12. Lasering the trees behind the green … instead of the flag
The alarm bells should be blaring if your rangefinder is telling you the 150-yard shot is playing 200. If you pull the trigger with the 200 club, good luck explaining that one to your bewildered partners.
11. Signing an incorrect scorecard
Reviewing your hole-by-hole scores is an annoying, tedious task after grinding for five hours in a competitive round, but it takes 30 seconds. You don’t want the moral crisis of shooting 75 and seeing 74 posted on the leaderboard. Have fun making the “call of shame” to the rules officials.
10. Missing a tap-in because it bounced off the flagstick
Not playing in competition? Laugh and move on. If every stroke counts, however, this one hurts—and was entirely preventable had you read our story on why you should always pull the flagstick.
9. Pulling a 6-iron, when you were looking for the 9
If you’ve committed this cardinal sin, we suggest laying off the bloody marys for a few holes. Yes, the number is the same upside down, but the loft is most certainly not the same.
8. Running out of balls or tees
Sure, you’ll likely get off with a few snide remarks from your buddies, who will ultimately bail you out, but this mistake is entirely avoidable. Check the inventory before heading out.
7. Not writing down your partner’s score in competition
There are few things worse than arriving in the scoring tent and having your partner inquire about what you made on the third hole … and the fifth … and the entire back nine. As a marker for your playing partner, it’s your job to stay on top of it during the round.
Maybe It’s Time To Put The Clubs Away Mistakes
6. Trying the hero shot … but you’re not a hero
Apologies for the bluntness, but it’s OK to admit that you don’t have the low fade that stays below the trees before rising to land softly on the green. If you’re playing a few holes for fun, go for it. But if you’ve got a card in your pocket, know your limits.

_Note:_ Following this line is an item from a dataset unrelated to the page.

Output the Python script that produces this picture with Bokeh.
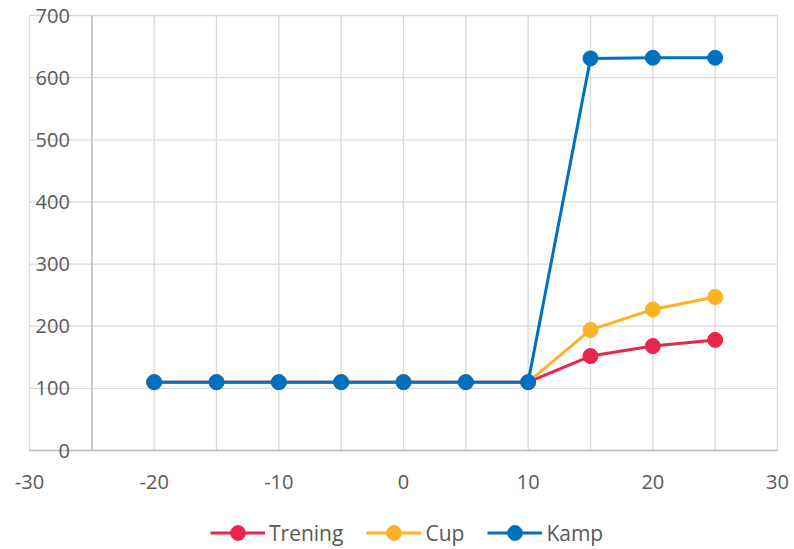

5. Trying to hit a 3-wood from thick rough
You’re trying to hit a nail with a screwdriver. You’ve got the wrong tool. Caught a bad lie in heavy rough? Grab your 8-iron, open the face, hack and hope.
4. Leaving a three-footer short
What more is there to say? No, you didn’t misjudge the speed. You were tentative, embarrassingly so. We’ve all done it, but we can’t be forgiven.
3. Laying up in the water
There is no shame in deciding to lay up. There is shame in deciding to lay up … but not actually laying up.
2. Chunking a chip from two feet off the green
In golf, simple is better. If you’re taking a 60-degree wedge from the fringe, a couple feet off the green, you’re not taking the simple approach. You’re playing with fire. Take the putter.
1. Not hitting a provisional
It’s great to be optimistic about finding your ball in the knee-high fescue, but don’t let that fog reality. Hit a second ball to be safe and avoid the golfer’s walk of shame.